*Aim:*
Search the listing for the string "this" and copy every line that contains it.

___

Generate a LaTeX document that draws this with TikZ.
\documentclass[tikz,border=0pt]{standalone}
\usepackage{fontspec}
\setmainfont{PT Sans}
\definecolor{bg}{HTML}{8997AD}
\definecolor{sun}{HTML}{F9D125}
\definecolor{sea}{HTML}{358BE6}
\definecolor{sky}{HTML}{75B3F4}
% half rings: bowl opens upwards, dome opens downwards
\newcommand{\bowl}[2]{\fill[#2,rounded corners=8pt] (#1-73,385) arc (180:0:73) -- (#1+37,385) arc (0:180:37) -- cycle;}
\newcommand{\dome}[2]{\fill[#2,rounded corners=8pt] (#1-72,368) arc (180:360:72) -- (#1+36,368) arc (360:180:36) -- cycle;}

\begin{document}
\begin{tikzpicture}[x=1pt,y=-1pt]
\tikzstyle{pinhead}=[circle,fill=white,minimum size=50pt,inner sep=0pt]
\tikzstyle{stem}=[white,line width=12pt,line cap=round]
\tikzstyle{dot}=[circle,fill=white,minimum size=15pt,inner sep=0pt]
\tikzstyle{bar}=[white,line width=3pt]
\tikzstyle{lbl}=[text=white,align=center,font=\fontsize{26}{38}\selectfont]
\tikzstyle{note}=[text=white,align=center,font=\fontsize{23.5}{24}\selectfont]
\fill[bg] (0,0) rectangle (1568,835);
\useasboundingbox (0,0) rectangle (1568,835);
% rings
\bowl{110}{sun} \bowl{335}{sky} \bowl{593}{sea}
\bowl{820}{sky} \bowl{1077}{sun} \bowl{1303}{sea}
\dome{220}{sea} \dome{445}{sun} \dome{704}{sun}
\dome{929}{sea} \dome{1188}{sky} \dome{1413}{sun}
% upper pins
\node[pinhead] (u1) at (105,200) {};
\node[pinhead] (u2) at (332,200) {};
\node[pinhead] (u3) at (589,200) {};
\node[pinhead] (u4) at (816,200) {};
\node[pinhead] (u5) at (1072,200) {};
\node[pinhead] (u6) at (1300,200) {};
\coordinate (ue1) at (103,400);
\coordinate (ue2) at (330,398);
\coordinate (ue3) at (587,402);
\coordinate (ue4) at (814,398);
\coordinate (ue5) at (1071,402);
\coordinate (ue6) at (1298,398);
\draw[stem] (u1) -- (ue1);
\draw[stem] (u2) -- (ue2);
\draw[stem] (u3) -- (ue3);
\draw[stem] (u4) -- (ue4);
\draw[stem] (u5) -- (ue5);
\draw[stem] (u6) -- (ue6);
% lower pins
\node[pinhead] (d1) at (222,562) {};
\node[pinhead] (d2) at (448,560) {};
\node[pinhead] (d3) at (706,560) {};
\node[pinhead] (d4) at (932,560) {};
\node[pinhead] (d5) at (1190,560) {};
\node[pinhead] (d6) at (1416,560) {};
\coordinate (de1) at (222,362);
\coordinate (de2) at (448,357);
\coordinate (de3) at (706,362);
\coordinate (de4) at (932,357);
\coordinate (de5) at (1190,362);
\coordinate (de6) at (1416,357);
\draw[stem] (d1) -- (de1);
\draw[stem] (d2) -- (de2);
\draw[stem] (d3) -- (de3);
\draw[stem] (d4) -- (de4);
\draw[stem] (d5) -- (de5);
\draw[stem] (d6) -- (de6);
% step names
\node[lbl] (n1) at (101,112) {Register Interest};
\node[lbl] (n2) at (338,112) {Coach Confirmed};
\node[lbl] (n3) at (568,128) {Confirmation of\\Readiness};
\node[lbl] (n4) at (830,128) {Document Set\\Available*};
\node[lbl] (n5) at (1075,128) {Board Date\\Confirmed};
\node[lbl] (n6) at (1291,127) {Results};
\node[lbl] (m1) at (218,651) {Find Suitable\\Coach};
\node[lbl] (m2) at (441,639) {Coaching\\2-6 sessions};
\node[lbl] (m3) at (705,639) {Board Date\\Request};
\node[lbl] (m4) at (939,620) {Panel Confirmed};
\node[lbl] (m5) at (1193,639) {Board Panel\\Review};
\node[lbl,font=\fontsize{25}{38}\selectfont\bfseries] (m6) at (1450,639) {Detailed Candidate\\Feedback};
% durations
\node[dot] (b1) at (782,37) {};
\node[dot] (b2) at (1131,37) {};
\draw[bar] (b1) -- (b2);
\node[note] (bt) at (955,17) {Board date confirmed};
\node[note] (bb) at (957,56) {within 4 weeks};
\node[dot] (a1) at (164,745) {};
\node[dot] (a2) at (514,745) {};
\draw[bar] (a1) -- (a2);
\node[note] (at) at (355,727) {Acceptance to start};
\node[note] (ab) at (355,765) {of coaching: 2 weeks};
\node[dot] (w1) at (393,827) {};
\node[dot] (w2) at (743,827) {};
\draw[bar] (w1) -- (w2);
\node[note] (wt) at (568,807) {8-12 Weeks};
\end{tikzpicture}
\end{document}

___

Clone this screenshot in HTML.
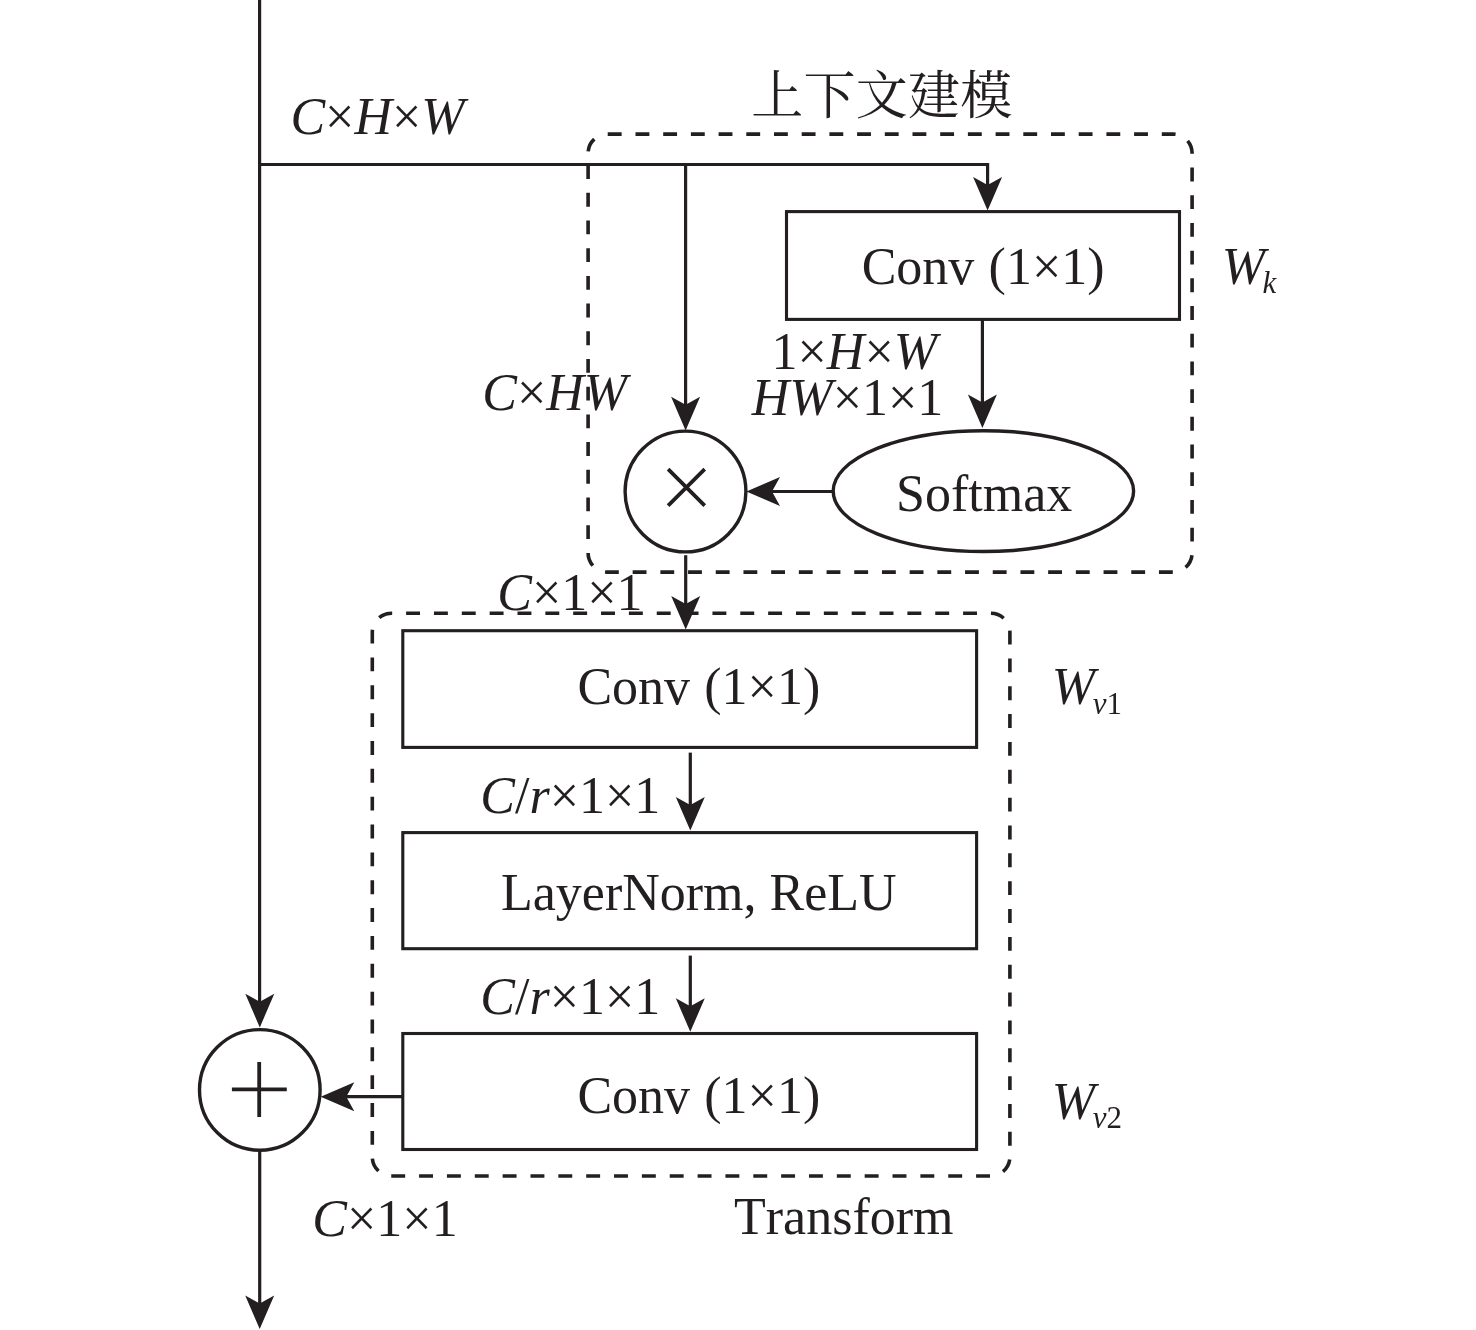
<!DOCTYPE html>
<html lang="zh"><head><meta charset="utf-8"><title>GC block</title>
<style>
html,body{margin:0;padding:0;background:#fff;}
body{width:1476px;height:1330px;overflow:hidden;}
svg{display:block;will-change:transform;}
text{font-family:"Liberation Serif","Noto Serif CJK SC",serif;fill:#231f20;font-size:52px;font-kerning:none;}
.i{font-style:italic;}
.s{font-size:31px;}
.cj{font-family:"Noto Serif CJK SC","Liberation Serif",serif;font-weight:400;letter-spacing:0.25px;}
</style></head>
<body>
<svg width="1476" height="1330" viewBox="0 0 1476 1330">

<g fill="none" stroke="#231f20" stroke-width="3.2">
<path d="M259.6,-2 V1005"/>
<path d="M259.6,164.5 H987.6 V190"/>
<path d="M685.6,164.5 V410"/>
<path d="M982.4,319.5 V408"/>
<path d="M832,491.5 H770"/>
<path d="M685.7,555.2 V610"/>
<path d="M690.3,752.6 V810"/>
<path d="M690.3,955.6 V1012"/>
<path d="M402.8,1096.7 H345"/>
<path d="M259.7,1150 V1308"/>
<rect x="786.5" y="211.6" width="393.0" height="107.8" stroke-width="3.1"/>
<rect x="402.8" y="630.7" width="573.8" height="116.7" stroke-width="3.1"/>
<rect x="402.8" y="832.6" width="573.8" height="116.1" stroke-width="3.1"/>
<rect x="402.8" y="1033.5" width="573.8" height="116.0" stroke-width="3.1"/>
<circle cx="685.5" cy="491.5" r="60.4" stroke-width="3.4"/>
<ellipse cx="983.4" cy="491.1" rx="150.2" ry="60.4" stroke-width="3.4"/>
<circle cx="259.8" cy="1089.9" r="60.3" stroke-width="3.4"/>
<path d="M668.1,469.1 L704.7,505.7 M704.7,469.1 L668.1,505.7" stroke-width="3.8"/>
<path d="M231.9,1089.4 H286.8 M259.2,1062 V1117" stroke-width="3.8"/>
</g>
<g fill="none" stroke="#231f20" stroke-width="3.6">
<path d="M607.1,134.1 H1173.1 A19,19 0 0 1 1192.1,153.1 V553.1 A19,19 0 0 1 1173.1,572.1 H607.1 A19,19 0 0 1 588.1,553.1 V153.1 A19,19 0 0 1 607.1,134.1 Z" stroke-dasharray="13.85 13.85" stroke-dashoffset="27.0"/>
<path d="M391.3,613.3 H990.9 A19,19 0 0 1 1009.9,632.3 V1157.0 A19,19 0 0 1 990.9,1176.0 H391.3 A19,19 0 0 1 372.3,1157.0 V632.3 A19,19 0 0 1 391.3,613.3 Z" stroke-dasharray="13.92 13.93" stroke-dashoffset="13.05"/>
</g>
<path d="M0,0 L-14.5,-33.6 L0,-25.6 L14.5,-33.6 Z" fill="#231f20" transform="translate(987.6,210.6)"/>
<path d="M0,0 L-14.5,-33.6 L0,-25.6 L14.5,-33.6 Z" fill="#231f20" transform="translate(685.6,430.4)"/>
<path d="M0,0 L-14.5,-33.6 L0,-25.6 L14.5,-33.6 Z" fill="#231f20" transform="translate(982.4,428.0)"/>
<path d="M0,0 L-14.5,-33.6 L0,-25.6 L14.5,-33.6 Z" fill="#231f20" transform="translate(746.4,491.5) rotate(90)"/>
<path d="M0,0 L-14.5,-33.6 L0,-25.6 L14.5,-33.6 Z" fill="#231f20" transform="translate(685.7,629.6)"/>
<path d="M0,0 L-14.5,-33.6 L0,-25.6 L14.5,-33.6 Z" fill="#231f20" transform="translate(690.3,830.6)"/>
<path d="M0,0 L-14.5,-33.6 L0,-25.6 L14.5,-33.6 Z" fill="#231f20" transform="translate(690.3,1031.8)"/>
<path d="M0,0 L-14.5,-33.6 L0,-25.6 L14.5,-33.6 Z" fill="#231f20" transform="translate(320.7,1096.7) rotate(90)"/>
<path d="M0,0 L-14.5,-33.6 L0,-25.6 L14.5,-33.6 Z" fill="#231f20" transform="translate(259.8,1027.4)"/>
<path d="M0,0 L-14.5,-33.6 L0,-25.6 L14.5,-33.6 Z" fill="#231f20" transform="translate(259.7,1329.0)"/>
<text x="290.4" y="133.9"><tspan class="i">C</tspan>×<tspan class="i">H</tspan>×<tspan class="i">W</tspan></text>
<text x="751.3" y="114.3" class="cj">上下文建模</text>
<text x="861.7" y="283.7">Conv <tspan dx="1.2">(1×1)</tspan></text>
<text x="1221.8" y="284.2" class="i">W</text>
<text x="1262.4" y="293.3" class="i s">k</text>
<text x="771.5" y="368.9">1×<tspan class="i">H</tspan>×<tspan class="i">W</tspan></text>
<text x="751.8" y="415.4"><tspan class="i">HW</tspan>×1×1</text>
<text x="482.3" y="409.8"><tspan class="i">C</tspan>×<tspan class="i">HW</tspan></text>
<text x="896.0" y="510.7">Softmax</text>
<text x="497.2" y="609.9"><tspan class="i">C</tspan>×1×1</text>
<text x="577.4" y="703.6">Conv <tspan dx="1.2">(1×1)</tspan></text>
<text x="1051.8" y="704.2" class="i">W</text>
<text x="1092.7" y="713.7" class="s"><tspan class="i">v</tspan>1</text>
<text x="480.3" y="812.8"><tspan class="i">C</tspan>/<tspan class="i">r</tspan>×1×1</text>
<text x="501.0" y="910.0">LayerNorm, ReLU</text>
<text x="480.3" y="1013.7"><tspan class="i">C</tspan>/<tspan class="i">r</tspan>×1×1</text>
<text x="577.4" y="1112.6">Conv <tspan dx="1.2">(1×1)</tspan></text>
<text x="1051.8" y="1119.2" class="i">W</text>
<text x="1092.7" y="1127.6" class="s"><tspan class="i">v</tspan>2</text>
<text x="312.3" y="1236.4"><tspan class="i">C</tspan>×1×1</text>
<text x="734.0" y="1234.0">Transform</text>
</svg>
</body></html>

___

*Written answer:*
Generate a LaTeX document that draws this with TikZ.
Clone this screenshot in HTML.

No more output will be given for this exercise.